Single by the Avalanches

from the album Wildflower
- Released: 22 June 2016
- Recorded: Sing Sing Studios (Melbourne, Victoria)
- Genre: Plunderphonics; disco; funk;
- Length: 3:10
- Label: Modular
- Songwriters: Steven Alexander; Robbie Chater; Tony Di Blasi; Eugene Diserio; Barry Gibb; Maurice Gibb; Robin Gibb; Chandra Oppenheim; Patrick Simmons;
- Producer: The Avalanches

The Avalanches singles chronology
| "Colours" (2016) | "Subways" (2016) | "We Will Always Love You" (2020) |

= Subways (song) =

"Subways" is a song by Australian electronic music group the Avalanches. The song was released as the third single from their second studio album, Wildflower (2016), on 22 June 2016. The song rose to number 81 on the Australian ARIA Charts.

== Background ==
"Subways" was first premiered live on 3 June 2016 during the Avalanches' performance at the Primavera Sound festival in Barcelona. It was supposed to be the group's first live-band show since 2007, but their plans were forced to change last minute to a DJ set because of what member James Dela Cruz described as "visa fuckups".

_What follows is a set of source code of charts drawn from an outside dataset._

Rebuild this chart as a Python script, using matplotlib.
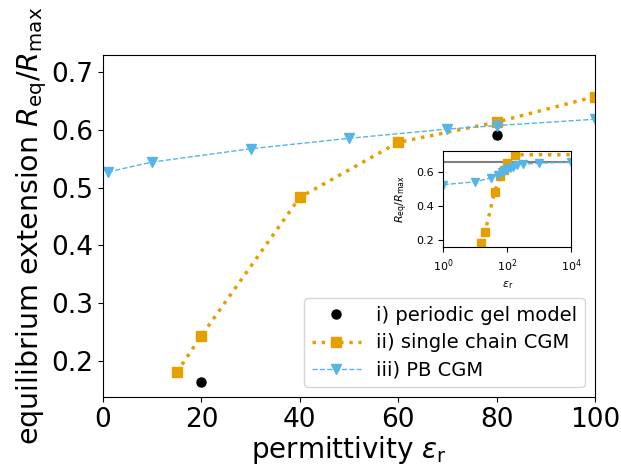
import matplotlib
matplotlib.use("Agg")
import matplotlib.pyplot as plt

# periodic gel model
gel_eps = [20, 80]
gel_R = [0.164, 0.591]

# single chain CGM
sc_eps = [15, 20, 40, 60, 80, 100]
sc_R = [0.181, 0.244, 0.483, 0.578, 0.613, 0.657]
sc_eps_ext = [175, 100000]
sc_R_ext = [0.705, 0.705]

# PB CGM
pb_eps = [1, 10, 30, 50, 70, 80, 100]
pb_R = [0.527, 0.544, 0.567, 0.585, 0.601, 0.607, 0.618]
pb_eps_ext = [120, 150, 200, 300, 1000, 10000]
pb_R_ext = [0.625, 0.633, 0.642, 0.648, 0.655, 0.66]

ref_line = 0.663

orange = "#E69F00"
blue = "#56B4E9"

fig = plt.figure(figsize=(6.21, 4.66), dpi=100)
ax = fig.add_axes([0.166, 0.148, 0.792, 0.734])

ax.plot(gel_eps, gel_R, 'o', color='black', ms=6.5, ls='none', label='i) periodic gel model')
ax.plot(sc_eps, sc_R, ls=':', marker='s', color=orange, ms=7, lw=2.5, label='ii) single chain CGM')
ax.plot(pb_eps, pb_R, ls='--', marker='v', color=blue, ms=7, lw=1, label='iii) PB CGM')

ax.set_xlim(0, 100)
ax.set_ylim(0.138, 0.729)
ax.set_xticks([0, 20, 40, 60, 80, 100])
ax.set_yticks([0.2, 0.3, 0.4, 0.5, 0.6, 0.7])
ax.tick_params(labelsize=19)
ax.set_xlabel(r'permittivity $\varepsilon_\mathrm{r}$', fontsize=20, labelpad=1)
ax.set_ylabel(r'equilibrium extension $R_\mathrm{eq}/R_\mathrm{max}$', fontsize=20.5, labelpad=2)
ax.legend(loc='lower right', fontsize=14, labelspacing=0.42, handlelength=2.5)

ins = fig.add_axes([0.714, 0.469, 0.206, 0.207])
ins.axhline(ref_line, color='gray', lw=1.5)
ins.plot(sc_eps + sc_eps_ext, sc_R + sc_R_ext, ls=':', marker='s', color=orange, ms=6, lw=2.5)
ins.plot(pb_eps + pb_eps_ext, pb_R + pb_R_ext, ls='--', marker='v', color=blue, ms=6, lw=1)
ins.set_xscale('log')
ins.set_xlim(1, 1e4)
ins.set_ylim(0.154, 0.727)
ins.set_xticks([1, 100, 10000])
ins.set_yticks([0.2, 0.4, 0.6])
ins.minorticks_off()
ins.tick_params(labelsize=8)
ins.set_xlabel(r'$\varepsilon_\mathrm{r}$', fontsize=8)
ins.set_ylabel(r'$R_\mathrm{eq}/R_\mathrm{max}$', fontsize=8)

fig.savefig('out.png', dpi=100)
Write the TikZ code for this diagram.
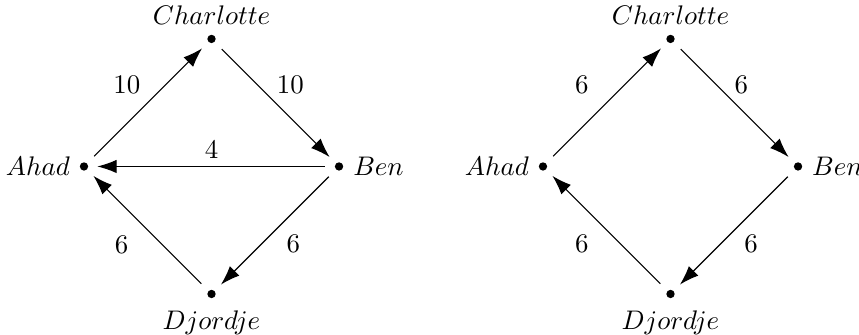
\documentclass[tikz,border=0pt]{standalone}
\usetikzlibrary{arrows.meta}

\begin{document}
\begin{tikzpicture}[
      vert/.style={circle, fill=black, inner sep=0pt, minimum size=3.1pt},
      flow/.style={-{Latex[length=7.2pt,width=5pt]}, shorten <=3.6pt, shorten >=3.2pt}]
    \useasboundingbox (-2.765,-2.203) rectangle (8.464,2.176);

    % first network
    \node[vert, label=left:$Ahad$]       (a1) at (-1.667, 0) {};
    \node[vert, label=above:$Charlotte$] (c1) at (0, 1.667)  {};
    \node[vert, label=right:$Ben$]       (b1) at (1.667, 0)  {};
    \node[vert, label={[label distance=1pt]below:$Djordje$}] (d1) at (0, -1.667) {};

    \draw[flow] (a1) -- node[shift={(-7.8pt,6.7pt)}] {10} (c1);
    \draw[flow] (c1) -- node[shift={(5.6pt,6.7pt)}]  {10} (b1);
    \draw[flow] (b1) -- node[shift={(0pt,6.3pt)}]    {4}  (a1);
    \draw[flow] (b1) -- node[shift={(6.7pt,-5.2pt)}] {6}  (d1);
    \draw[flow] (d1) -- node[shift={(-9.7pt,-5.6pt)}] {6} (a1);

    % second network
    \node[vert, label=left:$Ahad$]       (a2) at (4.333, 0)  {};
    \node[vert, label=above:$Charlotte$] (c2) at (6, 1.667)  {};
    \node[vert, label=right:$Ben$]       (b2) at (7.667, 0)  {};
    \node[vert, label={[label distance=1pt]below:$Djordje$}] (d2) at (6, -1.667) {};

    \draw[flow] (a2) -- node[shift={(-9.3pt,6.7pt)}]  {6} (c2);
    \draw[flow] (c2) -- node[shift={(2.6pt,6.7pt)}]   {6} (b2);
    \draw[flow] (b2) -- node[shift={(6.3pt,-5.2pt)}]  {6} (d2);
    \draw[flow] (d2) -- node[shift={(-9.3pt,-5.2pt)}] {6} (a2);
  \end{tikzpicture}
\end{document}
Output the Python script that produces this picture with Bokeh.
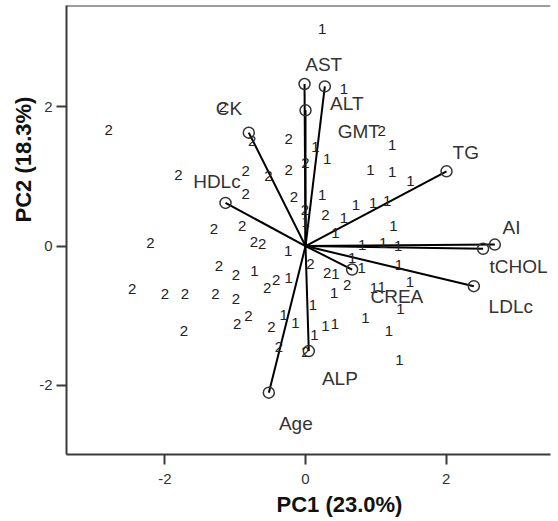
from bokeh.plotting import figure
from bokeh.models import FixedTicker, Range1d, Span, Title, ColumnDataSource
from bokeh.core.properties import value
from bokeh.embed import file_html
from bokeh.resources import INLINE

# ---- data: component scores, group "1"
g1_x = [0.236, 0.545, 1.232, 0.142, 0.307, 0.925, 1.232, 1.494, 0.236, 0.004,
        0.545, 0.718, 0.962, 1.161, 0.427, 1.252, 0.805, 1.104, 1.317, -0.248,
        0.427, 0.798, 0.663, 1.327, 1.484, 0.408, 0.972, 1.085, 1.351, 0.104,
        0.853, 0.284, 0.417, 1.185, 0.125, 1.337, -0.728, -0.238, -0.309, -0.142]
g1_y = [3.112, 2.252, 1.454, 1.425, 1.249, 1.096, 1.057, 0.931, 0.738, 0.351,
        0.404, 0.587, 0.613, 0.652, 0.189, 0.289, 0.021, 0.046, -0.003, -0.074,
        -0.401, -0.312, -0.169, -0.279, -0.516, -0.670, -0.595, -0.587, -0.910, -0.852,
        -1.029, -1.149, -1.125, -1.225, -1.282, -1.630, -0.365, -0.456, -0.996, -1.100]

# ---- data: component scores, group "2"
g2_x = [-1.176, -2.799, -0.760, -0.238, 1.085, 0.000, -0.853, -0.529, -0.238, -1.809,
        -0.853, -0.166, -0.010, 0.284, -1.304, -0.902, -0.735, -0.617, -2.205, 0.071,
        0.307, 0.592, 0.000, -1.233, -0.991, -2.467, -2.001, -1.717, -1.280, -0.991,
        -0.546, -0.418, -1.731, -0.973, -0.811, -0.484, -0.380]
g2_y = [1.999, 1.662, 1.501, 1.536, 1.655, 1.192, 1.082, 1.000, 1.096, 1.024,
        0.752, 0.698, 0.523, 0.451, 0.251, 0.294, 0.057, 0.036, 0.046, -0.254,
        -0.384, -0.552, -1.519, -0.289, -0.413, -0.619, -0.691, -0.691, -0.695, -0.766,
        -0.609, -0.480, -1.215, -1.125, -1.006, -1.168, -1.454]

# ---- data: variable loadings (vector ends) and their label positions
var_names = ["AST", "ALT", "GMT", "CK", "HDLc", "TG", "AI", "tCHOL", "LDLc", "CREA", "ALP", "Age"]
var_x = [-0.014, 0.275, 0.000, -0.807, -1.138, 2.006, 2.693, 2.526, 2.394, 0.663, 0.047, -0.522]
var_y = [2.324, 2.289, 1.946, 1.626, 0.619, 1.072, 0.021, -0.040, -0.576, -0.337, -1.507, -2.103]
lab_x = [0.259, 0.587, 0.758, -1.090, -1.260, 2.280, 2.930, 3.030, 2.920, 1.300, 0.489, -0.138]
lab_y = [2.600, 2.040, 1.640, 1.970, 0.924, 1.340, 0.265, -0.294, -0.867, -0.720, -1.900, -2.540]

x_ticks = [-2, 0, 2]
y_ticks = [-2, 0, 2]
tick_text = {-2: "-2", 0: "0", 2: "2"}
x_title = "PC1 (23.0%)"
y_title = "PC2 (18.3%)"

FONT = "Liberation Sans"
AXC = "#3a3a3a"
Y_TOP = 3.45

p = figure(frame_width=484, frame_height=449, output_backend="svg", toolbar_location=None,
           x_range=Range1d(-3.40, 3.485), y_range=Range1d(-2.99, Y_TOP),
           min_border_left=66, min_border_right=2, min_border_top=5, min_border_bottom=0,
           background_fill_color="white", border_fill_color="white")
p.outline_line_color = None
p.grid.visible = False

for ax, ticks in ((p.xaxis, x_ticks), (p.yaxis, y_ticks)):
    ax.ticker = FixedTicker(ticks=ticks)
    ax.major_label_overrides = tick_text
    ax.minor_tick_line_color = None
    ax.major_tick_in = 0
    ax.major_tick_out = 10
    ax.major_tick_line_width = 2
    ax.major_tick_line_color = AXC
    ax.axis_line_width = 2
    ax.axis_line_color = AXC
    ax.axis_label_standoff = 0
    ax.major_label_text_font = FONT
    ax.major_label_text_font_size = "15px"
    ax.major_label_text_color = "#333333"
p.xaxis.major_label_standoff = 9
p.yaxis.major_label_standoff = 4

# top border of the frame
p.add_layout(Span(location=Y_TOP, dimension="width", line_width=2, line_color=AXC))

p.add_layout(Title(text=x_title, align="left", offset=210, text_font=FONT,
                   text_font_size="22px", text_font_style="bold", text_color="#111111",
                   standoff=6), "below")
p.add_layout(Title(text=y_title, align="left", offset=232, text_font=FONT,
                   text_font_size="22px", text_font_style="bold", text_color="#111111",
                   standoff=2), "left")

# loading vectors
vsrc = ColumnDataSource(dict(x0=[0.0] * len(var_x), y0=[0.0] * len(var_y),
                             x1=var_x, y1=var_y))
p.segment(x0="x0", y0="y0", x1="x1", y1="y1", source=vsrc, line_color="black", line_width=2)
p.scatter(x=var_x, y=var_y, marker="circle", size=11, fill_color=None,
          line_color="#333333", line_width=1.5)

# score points drawn as text markers
p.text(x=g1_x, y=g1_y, text=["1"] * len(g1_x), text_font=value(FONT), text_font_size="15px",
       text_align="center", text_baseline="middle", text_color="#222222")
p.text(x=g2_x, y=g2_y, text=["2"] * len(g2_x), text_font=value(FONT), text_font_size="15px",
       text_align="center", text_baseline="middle", text_color="#222222")

# variable labels
p.text(x=lab_x, y=lab_y, text=var_names, text_font=value(FONT), text_font_size="19px",
       text_align="center", text_baseline="middle", text_color="#333333")

open("out.html", "w").write(file_html(p, INLINE))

The studio version was released on 22 June as the album's third single.

==Composition==
"Subways" has been described as a disco-funk song. Like the other tracks on Wildflower, it is a mainly sample-based track, which samples "Warm Ride" by the Bee Gees, performed by Graham Bonnet, as well as "Black Water" by Patrick Simmons. The main vocals of the song are pulled from a 1980 song titled "Subways" by Chandra Oppenheim, who was 12 years old at the time of its release. She had not previously heard about the Avalanches until they approached her regarding the sample. Featuring strings throughout, the song had been compared to the group's previous work by Spin and described as featuring a "grooving bassline" and "richly-textured sonic layers" by Rolling Stone.

==Track listing==
Source:

Digital download
| No. | Title | Length |
|---|---|---|
| 1. | "Subways" | 3:10 |

==Charts==

| Chart (2016) | Peak position |
|---|---|
| Australia (ARIA) | 81 |

==Certifications==

| Region | Certification | Certified units/sales |
| Australia (ARIA) | Gold | 35,000^{‡} |
^{‡} Sales+streaming figures based on certification alone.